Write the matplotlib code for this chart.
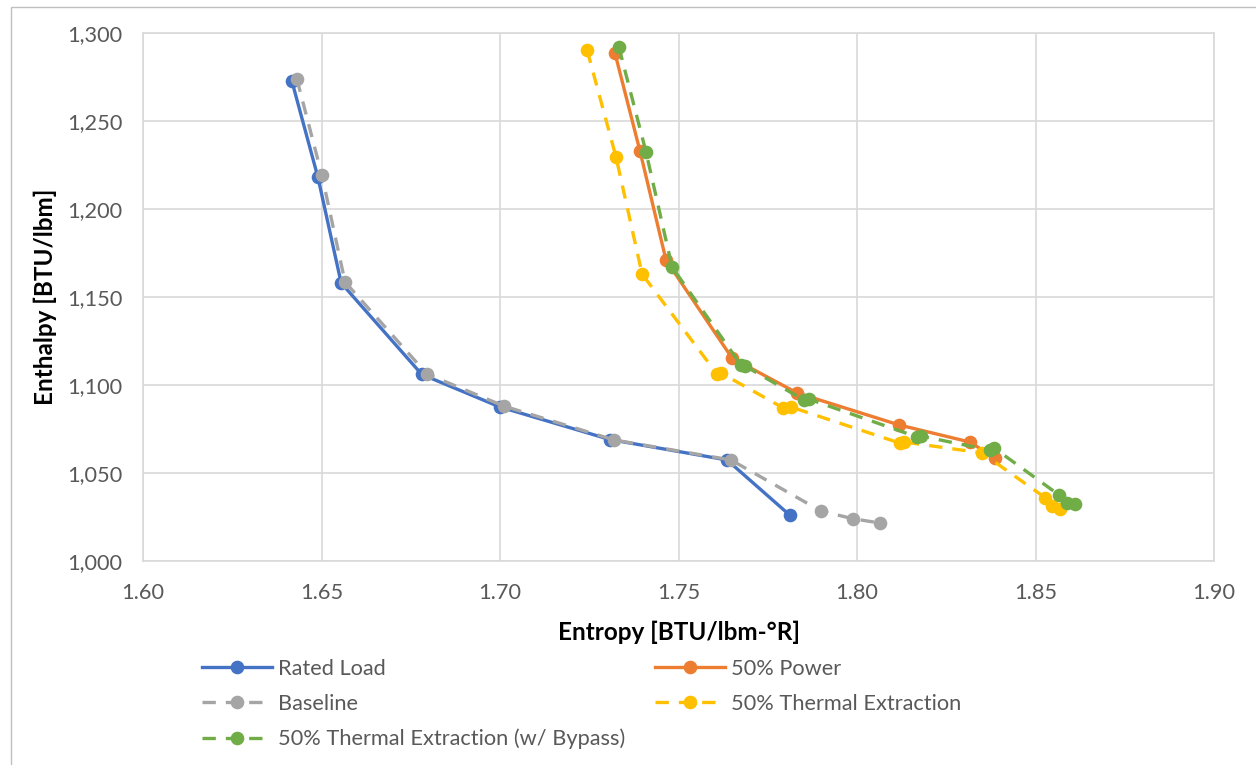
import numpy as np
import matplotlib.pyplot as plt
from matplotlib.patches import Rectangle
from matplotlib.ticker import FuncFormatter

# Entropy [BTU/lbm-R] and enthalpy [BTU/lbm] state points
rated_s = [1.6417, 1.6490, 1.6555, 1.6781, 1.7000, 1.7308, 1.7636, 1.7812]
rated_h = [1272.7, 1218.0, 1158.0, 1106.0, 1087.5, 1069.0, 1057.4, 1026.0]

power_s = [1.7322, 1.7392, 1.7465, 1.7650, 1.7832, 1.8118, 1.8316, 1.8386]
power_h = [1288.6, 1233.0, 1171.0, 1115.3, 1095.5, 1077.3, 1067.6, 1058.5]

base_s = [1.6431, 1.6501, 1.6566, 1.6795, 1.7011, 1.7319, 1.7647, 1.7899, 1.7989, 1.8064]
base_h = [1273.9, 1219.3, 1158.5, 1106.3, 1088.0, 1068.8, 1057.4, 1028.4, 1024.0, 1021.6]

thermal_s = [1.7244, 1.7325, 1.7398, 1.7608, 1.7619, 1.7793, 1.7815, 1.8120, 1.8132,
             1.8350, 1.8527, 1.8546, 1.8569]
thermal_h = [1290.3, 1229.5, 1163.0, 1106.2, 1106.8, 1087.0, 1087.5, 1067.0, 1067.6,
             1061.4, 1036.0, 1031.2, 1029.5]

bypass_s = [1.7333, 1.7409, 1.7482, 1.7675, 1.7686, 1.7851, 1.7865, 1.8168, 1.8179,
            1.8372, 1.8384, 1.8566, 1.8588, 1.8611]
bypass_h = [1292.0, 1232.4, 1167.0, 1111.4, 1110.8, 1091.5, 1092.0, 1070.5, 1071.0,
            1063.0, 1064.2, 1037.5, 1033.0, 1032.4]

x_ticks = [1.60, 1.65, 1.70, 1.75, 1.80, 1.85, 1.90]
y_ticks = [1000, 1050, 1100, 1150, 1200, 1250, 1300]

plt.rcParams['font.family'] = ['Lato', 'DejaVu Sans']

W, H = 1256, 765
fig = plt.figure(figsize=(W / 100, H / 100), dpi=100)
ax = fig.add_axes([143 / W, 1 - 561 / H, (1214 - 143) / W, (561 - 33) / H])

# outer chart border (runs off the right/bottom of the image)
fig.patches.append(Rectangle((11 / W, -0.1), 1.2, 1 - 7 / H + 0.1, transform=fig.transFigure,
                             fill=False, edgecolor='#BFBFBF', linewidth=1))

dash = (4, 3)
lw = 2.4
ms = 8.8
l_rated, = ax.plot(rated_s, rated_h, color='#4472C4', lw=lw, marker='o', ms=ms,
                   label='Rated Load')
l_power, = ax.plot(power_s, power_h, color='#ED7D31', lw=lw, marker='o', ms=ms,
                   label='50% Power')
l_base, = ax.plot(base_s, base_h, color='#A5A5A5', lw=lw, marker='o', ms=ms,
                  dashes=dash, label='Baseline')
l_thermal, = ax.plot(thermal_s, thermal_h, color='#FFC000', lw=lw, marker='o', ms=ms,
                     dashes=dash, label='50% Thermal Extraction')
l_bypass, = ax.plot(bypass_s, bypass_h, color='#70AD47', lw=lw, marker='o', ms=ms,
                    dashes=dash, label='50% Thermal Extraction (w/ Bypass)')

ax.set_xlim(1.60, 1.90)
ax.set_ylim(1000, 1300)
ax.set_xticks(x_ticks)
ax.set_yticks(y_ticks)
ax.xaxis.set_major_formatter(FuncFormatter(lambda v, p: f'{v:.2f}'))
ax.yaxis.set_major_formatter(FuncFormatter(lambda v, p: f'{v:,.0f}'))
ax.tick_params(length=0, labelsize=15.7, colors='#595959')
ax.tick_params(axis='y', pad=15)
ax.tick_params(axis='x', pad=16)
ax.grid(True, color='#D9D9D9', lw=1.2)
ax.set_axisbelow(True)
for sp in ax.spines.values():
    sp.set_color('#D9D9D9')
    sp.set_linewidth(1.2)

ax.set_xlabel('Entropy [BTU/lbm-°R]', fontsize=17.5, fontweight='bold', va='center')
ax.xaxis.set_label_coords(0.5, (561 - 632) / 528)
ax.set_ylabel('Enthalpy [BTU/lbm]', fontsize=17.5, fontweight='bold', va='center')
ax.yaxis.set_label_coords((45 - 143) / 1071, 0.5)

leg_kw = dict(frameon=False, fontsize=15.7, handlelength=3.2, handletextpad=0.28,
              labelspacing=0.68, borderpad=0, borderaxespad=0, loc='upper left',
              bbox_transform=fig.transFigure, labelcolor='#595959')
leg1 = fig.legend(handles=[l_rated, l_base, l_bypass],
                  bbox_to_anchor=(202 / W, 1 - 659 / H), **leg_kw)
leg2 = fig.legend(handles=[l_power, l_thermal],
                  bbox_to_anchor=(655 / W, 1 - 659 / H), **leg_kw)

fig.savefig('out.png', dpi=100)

*****

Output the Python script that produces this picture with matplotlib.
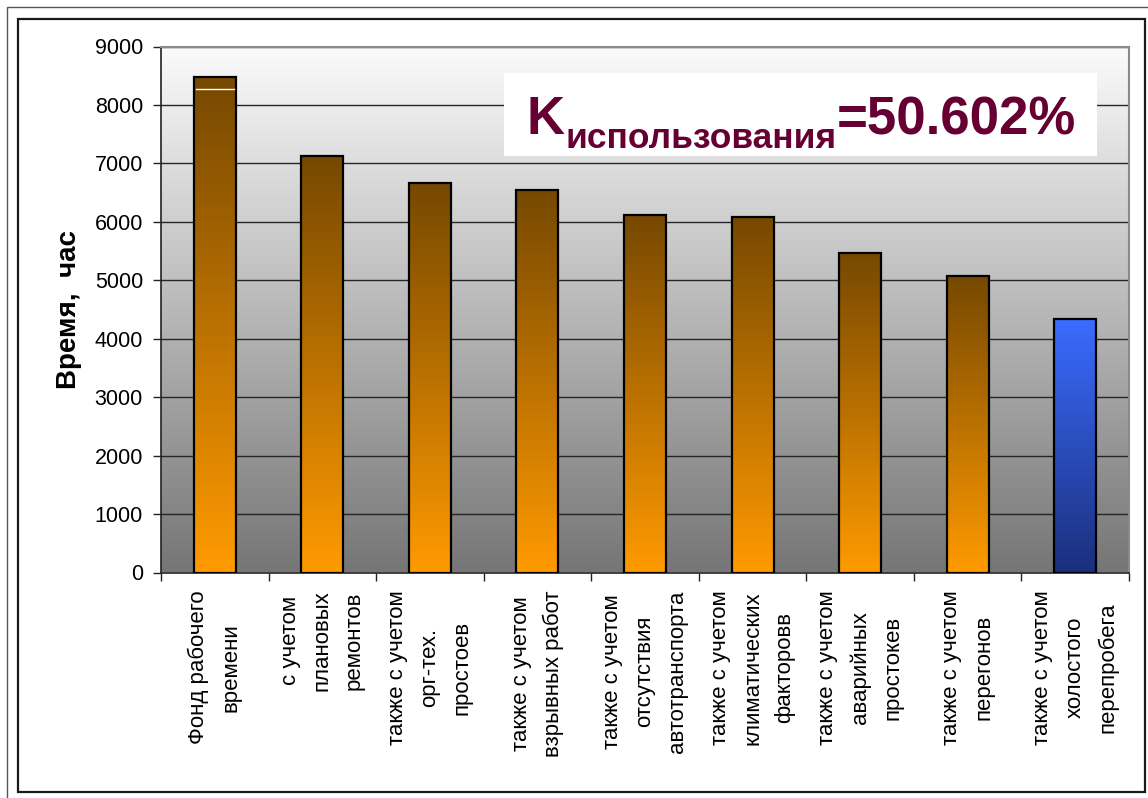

*****

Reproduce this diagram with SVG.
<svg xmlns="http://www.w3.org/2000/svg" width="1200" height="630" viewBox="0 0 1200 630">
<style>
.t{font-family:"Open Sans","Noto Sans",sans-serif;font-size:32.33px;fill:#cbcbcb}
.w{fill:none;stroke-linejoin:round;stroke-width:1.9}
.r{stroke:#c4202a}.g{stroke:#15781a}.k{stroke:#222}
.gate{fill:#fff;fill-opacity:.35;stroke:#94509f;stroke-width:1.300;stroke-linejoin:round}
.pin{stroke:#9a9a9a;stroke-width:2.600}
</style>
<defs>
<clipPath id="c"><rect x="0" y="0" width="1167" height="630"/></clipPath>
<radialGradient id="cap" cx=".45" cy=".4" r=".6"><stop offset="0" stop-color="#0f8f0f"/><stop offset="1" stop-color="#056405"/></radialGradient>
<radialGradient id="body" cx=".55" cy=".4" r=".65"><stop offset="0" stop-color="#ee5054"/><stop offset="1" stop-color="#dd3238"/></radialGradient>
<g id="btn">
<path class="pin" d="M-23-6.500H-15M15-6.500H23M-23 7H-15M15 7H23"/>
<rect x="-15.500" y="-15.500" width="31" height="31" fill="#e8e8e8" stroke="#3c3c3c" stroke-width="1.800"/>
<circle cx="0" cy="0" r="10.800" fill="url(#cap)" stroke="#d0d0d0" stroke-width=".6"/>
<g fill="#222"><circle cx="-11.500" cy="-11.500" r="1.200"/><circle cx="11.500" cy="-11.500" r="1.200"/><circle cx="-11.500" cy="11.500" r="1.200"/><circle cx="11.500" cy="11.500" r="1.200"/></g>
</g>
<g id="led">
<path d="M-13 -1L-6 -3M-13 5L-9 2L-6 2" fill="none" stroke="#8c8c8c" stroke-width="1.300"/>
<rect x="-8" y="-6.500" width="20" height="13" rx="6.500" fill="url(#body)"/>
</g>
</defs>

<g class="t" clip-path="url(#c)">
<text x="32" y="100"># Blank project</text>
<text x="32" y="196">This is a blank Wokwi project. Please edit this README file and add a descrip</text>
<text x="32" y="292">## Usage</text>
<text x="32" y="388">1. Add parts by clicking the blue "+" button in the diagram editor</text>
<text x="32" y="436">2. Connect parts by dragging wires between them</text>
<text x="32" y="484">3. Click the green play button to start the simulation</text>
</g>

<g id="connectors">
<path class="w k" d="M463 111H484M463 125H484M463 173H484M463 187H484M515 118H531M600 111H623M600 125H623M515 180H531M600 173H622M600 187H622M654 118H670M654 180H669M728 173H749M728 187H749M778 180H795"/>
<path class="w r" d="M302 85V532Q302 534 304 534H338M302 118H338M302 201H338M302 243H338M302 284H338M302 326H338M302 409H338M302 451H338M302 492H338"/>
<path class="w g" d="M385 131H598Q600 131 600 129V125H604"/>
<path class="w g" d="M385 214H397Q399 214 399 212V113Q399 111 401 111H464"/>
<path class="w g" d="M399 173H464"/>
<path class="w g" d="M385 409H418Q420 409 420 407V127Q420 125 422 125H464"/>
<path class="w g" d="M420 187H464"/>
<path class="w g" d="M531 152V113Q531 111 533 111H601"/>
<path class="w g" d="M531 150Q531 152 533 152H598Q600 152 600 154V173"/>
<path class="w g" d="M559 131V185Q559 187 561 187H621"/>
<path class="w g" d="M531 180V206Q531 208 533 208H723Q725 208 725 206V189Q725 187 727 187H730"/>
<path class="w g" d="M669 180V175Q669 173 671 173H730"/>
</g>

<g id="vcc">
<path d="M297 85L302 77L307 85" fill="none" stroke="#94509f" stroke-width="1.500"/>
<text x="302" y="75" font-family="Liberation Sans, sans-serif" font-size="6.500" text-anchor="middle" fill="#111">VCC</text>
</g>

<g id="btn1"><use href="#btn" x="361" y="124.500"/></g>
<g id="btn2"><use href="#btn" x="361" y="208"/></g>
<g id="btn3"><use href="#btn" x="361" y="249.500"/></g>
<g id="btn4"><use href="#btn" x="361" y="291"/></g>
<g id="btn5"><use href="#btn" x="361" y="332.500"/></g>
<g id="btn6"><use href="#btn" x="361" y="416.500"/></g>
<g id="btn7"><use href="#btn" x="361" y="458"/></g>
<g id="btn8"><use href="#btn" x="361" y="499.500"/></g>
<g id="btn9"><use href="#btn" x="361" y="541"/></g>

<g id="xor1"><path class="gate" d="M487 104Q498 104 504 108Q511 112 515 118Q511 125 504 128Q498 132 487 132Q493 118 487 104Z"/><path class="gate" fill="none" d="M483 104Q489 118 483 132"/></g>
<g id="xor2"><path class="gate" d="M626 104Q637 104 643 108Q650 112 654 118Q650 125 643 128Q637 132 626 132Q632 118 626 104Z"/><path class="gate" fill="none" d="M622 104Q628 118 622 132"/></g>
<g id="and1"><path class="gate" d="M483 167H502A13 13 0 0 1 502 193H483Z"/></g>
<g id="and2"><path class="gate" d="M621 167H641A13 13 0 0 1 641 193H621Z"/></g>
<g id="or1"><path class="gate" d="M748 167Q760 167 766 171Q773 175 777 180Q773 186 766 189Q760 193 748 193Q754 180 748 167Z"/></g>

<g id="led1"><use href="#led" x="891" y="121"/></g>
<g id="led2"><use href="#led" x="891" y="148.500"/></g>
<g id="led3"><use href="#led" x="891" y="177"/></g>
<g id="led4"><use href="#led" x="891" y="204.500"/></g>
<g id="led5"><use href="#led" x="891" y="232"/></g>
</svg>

*****

__Work instructions__.
From the records above, copy exactly the stretch from the line holding "Write the matplotlib code for this chart." through the line holding "1069.0, 1057.4, 1026.0]", both ends included, without the pictures.

__Result of this task__.
Write the matplotlib code for this chart.
import numpy as np
import matplotlib.pyplot as plt
from matplotlib.patches import Rectangle
from matplotlib.ticker import FuncFormatter

# Entropy [BTU/lbm-R] and enthalpy [BTU/lbm] state points
rated_s = [1.6417, 1.6490, 1.6555, 1.6781, 1.7000, 1.7308, 1.7636, 1.7812]
rated_h = [1272.7, 1218.0, 1158.0, 1106.0, 1087.5, 1069.0, 1057.4, 1026.0]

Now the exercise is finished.